Bayrama yavaş yavaş yaklaşırken elbette mutfaklarda heyecan eksik olmuyor... Ramazanın son günlerinde yine en özel ve leziz sofralar eşle dostla paylaşılırken bayram hazırlıkları da yavaştan başlamış gözüküyor... Ev yapımı baklava hazırlıkları yapılırken bir yandan da çarşı ve pazarlarda envai çeşit şekerleme ve çikolata raflarda yerini aldı... Tüm bu coşkulu hazırlıklara rağmen elbette ramazana veda etmenin hüznü, bayrama ulaşmanın sevinci herkesi sardı, sarmaladı...

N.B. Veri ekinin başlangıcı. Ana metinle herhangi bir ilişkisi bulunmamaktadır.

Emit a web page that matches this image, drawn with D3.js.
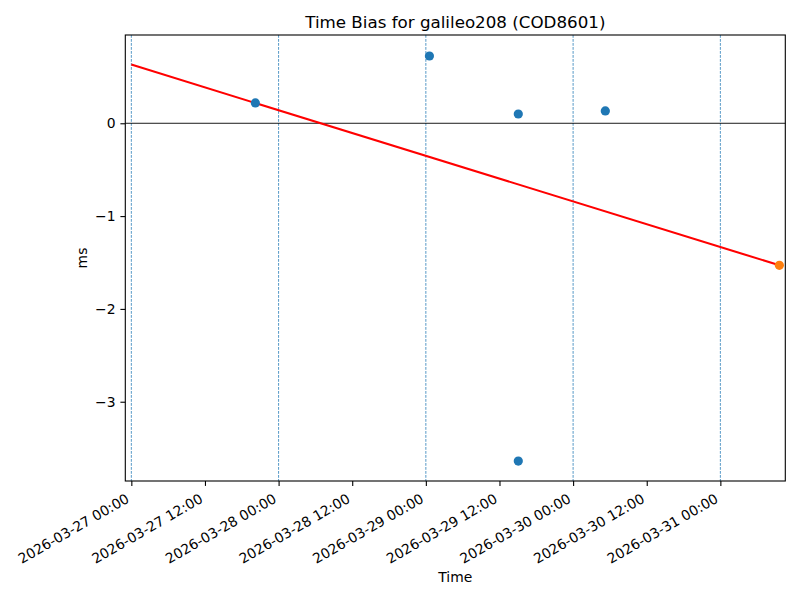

Ramazanın başından bu yana imkânı olanların sofralarını birbirinden çeşitli çorbalar, yemekler ve tatlılar donattı, donatmaya devam ediyor... Zengin sofralarda hurmalar, pideler, güllaçlar, şerbetler eksik olmazken açlık ve susuzlukla terbiye edilen mideler bu Ramazan’da da şüphesiz en lezzetli nimetlerle buluşuyor. Özellikle uzmanların da tavsiyelerini dikkate alan vatandaşlar, gerek iftarda gerek sahurda mideleri çok zorlamayacak besinleri tercih etmekte. Uzun süre açlık ve susuzluğun ardından hafif şeyler tüketilmesi gerektiği, çorbanın yemekte başlangıç olarak önemli olduğu, yağlı ve baharatlı yemeklerle araya mesafe koyulması gerektiği ve aşırı şekerli tatlılardan uzak durulması gerektiği birçok doktor ve diyetisyenin tavsiyeleri arasında yer alıyor...

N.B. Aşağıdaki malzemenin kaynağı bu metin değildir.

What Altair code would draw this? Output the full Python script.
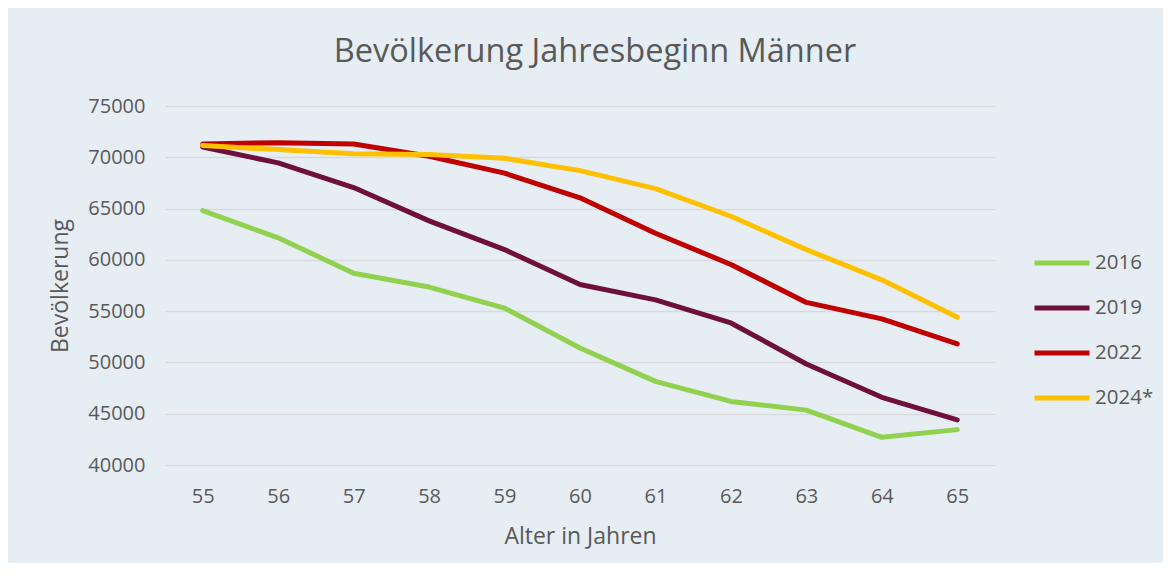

Elbette sosyal medyada yine yemekler üzerinden tatlı atışmalar da olmuyor değil... “Ramazan pidesi yumurtalı mı olur yumurtasız mı?” ya da “Güllaç en lezzetli Ramazan tatlısıdır, şekerpare işine baksın” gibi söylemler halkı ufak münakaşalara sürüklemekte... Özellikle bayrama yavaş yavaş yaklaşırken “ev baklavası mı, hazır baklama mı?” gibi tartışmalara da şahit oluyoruz. Elbette tüm bu küçük atışmalar işin tuzu biberi... Midesine düşkün toplumumuzun tartışma konularından biri de yiyecek içecek olacaktı elbette...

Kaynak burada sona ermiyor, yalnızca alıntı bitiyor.